Peter Schellenbaum (1988/1990) says:

I apply the term ‘unloved’ to people who at a critical point in their life—usually during childhood and adolescence—have had a traumatic experience with love, which penetrated their personality structure and now colours and influences all emotional relationships. (p. 13)

Schellenbaum goes on to talk about various ways in which this wounding manifests itself in individuals and relationships, including addictions, self-defeating behavior, personality traits that serve as defenses against emotions and intimacy, conflictual relationships, and so on.

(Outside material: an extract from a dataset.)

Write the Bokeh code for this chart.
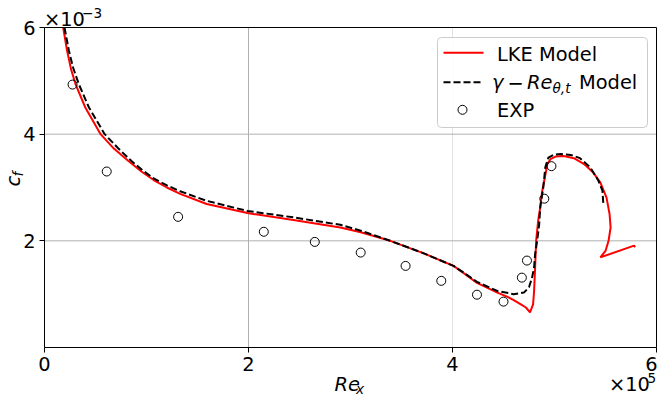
import math
from bokeh.plotting import figure
from bokeh.models import Label, FixedTicker, LinearAxis, Range1d
from bokeh.embed import file_html
from bokeh.resources import INLINE

# Skin-friction coefficient c_f (units of 1e-3) along the plate, Re_x (units of 1e5)
lke_rex = [0.183, 0.222, 0.26, 0.304, 0.40, 0.55, 0.68, 0.82, 0.95, 1.07, 1.20, 1.33,
           1.59, 1.99, 2.44, 2.90, 3.10, 3.39, 3.70, 4.01, 4.12, 4.24, 4.44, 4.54,
           4.60, 4.67, 4.72, 4.76, 4.79, 4.80, 4.81, 4.82, 4.84, 4.86, 4.88, 4.90,
           4.93, 4.96, 5.01, 5.09, 5.19, 5.29, 5.38, 5.45, 5.51, 5.54, 5.55, 5.53,
           5.50, 5.45, 5.78, 5.79]
lke_cf = [6.00, 5.56, 5.22, 4.94, 4.50, 4.00, 3.73, 3.50, 3.30, 3.14, 3.00, 2.88,
          2.69, 2.52, 2.39, 2.25, 2.16, 2.00, 1.78, 1.53, 1.38, 1.21, 1.03, 0.95,
          0.89, 0.81, 0.75, 0.66, 0.81, 1.06, 1.50, 2.00, 2.38, 2.63, 2.94, 3.13,
          3.44, 3.53, 3.58, 3.59, 3.55, 3.44, 3.28, 3.09, 2.81, 2.50, 2.25, 2.00,
          1.81, 1.69, 1.91, 1.88]

gamma_rex = [0.196, 0.24, 0.28, 0.336, 0.436, 0.59, 0.72, 0.85, 0.95, 1.07, 1.20, 1.33,
             1.59, 1.99, 2.44, 2.90, 3.10, 3.39, 3.70, 4.01, 4.12, 4.24, 4.44, 4.60,
             4.70, 4.75, 4.78, 4.80, 4.81, 4.83, 4.85, 4.86, 4.89, 4.91, 4.94, 4.99,
             5.06, 5.16, 5.25, 5.35, 5.43, 5.47, 5.48]
gamma_cf = [6.00, 5.56, 5.25, 4.94, 4.50, 4.00, 3.74, 3.50, 3.34, 3.17, 3.04, 2.93,
            2.75, 2.56, 2.44, 2.30, 2.19, 2.00, 1.78, 1.53, 1.39, 1.23, 1.06, 1.00,
            1.03, 1.13, 1.31, 1.50, 1.75, 2.00, 2.31, 2.63, 3.00, 3.38, 3.56, 3.61,
            3.63, 3.61, 3.55, 3.38, 3.13, 2.94, 2.66]

exp_rex = [0.275, 0.61, 1.31, 2.15, 2.65, 3.10, 3.54, 3.89, 4.24, 4.50, 4.68, 4.73, 4.90, 4.97]
exp_cf = [4.93, 3.30, 2.45, 2.17, 1.98, 1.78, 1.53, 1.25, 0.99, 0.86, 1.31, 1.63, 2.79, 3.40]

x_ticks = [0, 2, 4, 6]
y_ticks = [2, 4, 6]
x_grid = [2, 4]
x_grid_colors = ["#b0b0b0", "#e2e2e2"]
y_grid = [2, 4]

W, H = 657, 398
BOX_L, BOX_R, BOX_T, BOX_B = 44, 656, 27, 347     # plot box on the canvas
XR, YR = (0, 6), (0, 6)
KX = (BOX_R - BOX_L) / (XR[1] - XR[0])
KY = (BOX_B - BOX_T) / (YR[1] - YR[0])
FONT = "DejaVu Sans"
BIG, SMALL = 19.4, 13.6          # font sizes in px


def cx(px):
    return XR[0] + (px - BOX_L) / KX


def cy(py):
    return YR[1] - (py - BOX_T) / KY


p = figure(width=W, height=H,
           x_range=Range1d(cx(0), cx(W)), y_range=Range1d(cy(H), cy(0)),
           output_backend="svg", toolbar_location=None,
           min_border_left=0, min_border_right=0, min_border_top=0, min_border_bottom=0)
p.background_fill_color = "white"
p.border_fill_color = "white"
p.outline_line_color = None
p.grid.visible = False


def style_axis(ax, ticks, bounds):
    ax.ticker = FixedTicker(ticks=ticks)
    ax.bounds = bounds
    ax.major_label_text_font = FONT
    ax.major_label_text_font_size = f"{BIG}px"
    ax.major_label_text_color = "black"
    ax.major_tick_out = 5
    ax.major_tick_in = 0
    ax.minor_tick_line_color = None
    ax.axis_line_color = "black"
    ax.axis_line_width = 1
    ax.major_tick_line_color = "black"
    ax.major_label_standoff = 4


p.xaxis.fixed_location = YR[0]
p.yaxis.fixed_location = XR[0]
style_axis(p.xaxis[0], x_ticks, XR)
style_axis(p.yaxis[0], y_ticks, YR)

# closing edges of the box
for loc, bnds, side in ((YR[1], XR, "above"), (XR[1], YR, "right")):
    p.add_layout(LinearAxis(fixed_location=loc, bounds=bnds, ticker=FixedTicker(ticks=[]),
                            axis_line_color="black", axis_line_width=1,
                            major_tick_line_color=None, minor_tick_line_color=None,
                            major_label_text_font_size="0px"), side)

# grid lines
p.segment(x0=x_grid, y0=[YR[0]] * len(x_grid), x1=x_grid, y1=[YR[1]] * len(x_grid),
          line_color=x_grid_colors, line_width=1, level="underlay")
p.segment(x0=[XR[0]] * len(y_grid), y0=y_grid, x1=[XR[1]] * len(y_grid), y1=y_grid,
          line_color="#b0b0b0", line_width=1, level="underlay")

p.line(lke_rex, lke_cf, line_color="#ff0000", line_width=2)
p.line(gamma_rex, gamma_cf, line_color="black", line_width=2, line_dash="7 3")
p.scatter(exp_rex, exp_cf, marker="circle", size=9, fill_color=None,
          line_color="black", line_width=1)

# legend box and samples
p.quad(left=[cx(437)], right=[cx(647)], top=[cy(37)], bottom=[cy(127)],
       fill_color="white", fill_alpha=0.85, line_color="#cccccc", line_width=1,
       border_radius=4)
p.line([cx(443), cx(483)], [cy(52.3)] * 2, line_color="#ff0000", line_width=2)
p.line([cx(443), cx(483)], [cy(81.7)] * 2, line_color="black", line_width=2, line_dash="7 3")
p.scatter([cx(462)], [cy(109.3)], marker="circle", size=9, fill_color=None,
          line_color="black", line_width=1)


def txt(px, py, s, size=BIG, style="normal", rotated=False):
    # (px, py): left end of the text baseline on the canvas; the drawn
    # baseline sits about a quarter em below the anchor, so lift it back
    lift = 0.24 * size
    if rotated:
        px -= lift
    else:
        py -= lift
    p.add_layout(Label(x=cx(px), y=cy(py), text=s, text_font=FONT,
                       text_font_size=f"{size}px", text_font_style=style,
                       text_color="black", angle=math.pi / 2 if rotated else 0.0,
                       text_align="left", text_baseline="alphabetic"))


txt(496.5, 59, "LKE Model")
txt(491.5, 86.7, "γ", style="italic")
txt(507, 86.7, "−")
txt(526.5, 86.7, "Re", style="italic")
txt(552, 91, "θ,t", size=SMALL, style="italic")
txt(578.5, 86.7, "Model")
txt(496.5, 115, "EXP")

# axis titles
txt(334, 388.5, "Re", style="italic")
txt(355.5, 392, "x", size=SMALL, style="italic")
txt(17.5, 186, "c", style="italic", rotated=True)
txt(20.5, 176, "f", size=SMALL, style="italic", rotated=True)

# scale factors of the axes
txt(43.5, 24, "×10")
txt(81.5, 16, "−3", size=SMALL)
txt(608.5, 389, "×10")
txt(647, 381, "5", size=SMALL)

open("out.html", "w").write(file_html(p, INLINE))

My own experience of separation from myself and others was seeded early. I was raised mostly by my mother when I was an infant and young child. My father was in the Royal Canadian Air Force. World War II was taking place, and he was away serving his country. My mother was anxious about me, about him, and about life—understandably so. She was a young woman raising her two boys, in effect, as a single mom during wartime. Her attention to me was total but pervaded by her anxiety. Her fears contributed to an unconscious wound in the bond between us. As a result, I was compromised in my ability to feel secure within myself. This was further exacerbated by my father’s emotional limitations when he did return. And then when I was 4, my brother was born. I was no longer number one. In fact, I was a very distant number two as the newcomer’s needs and cuteness dominated my mother’s attention.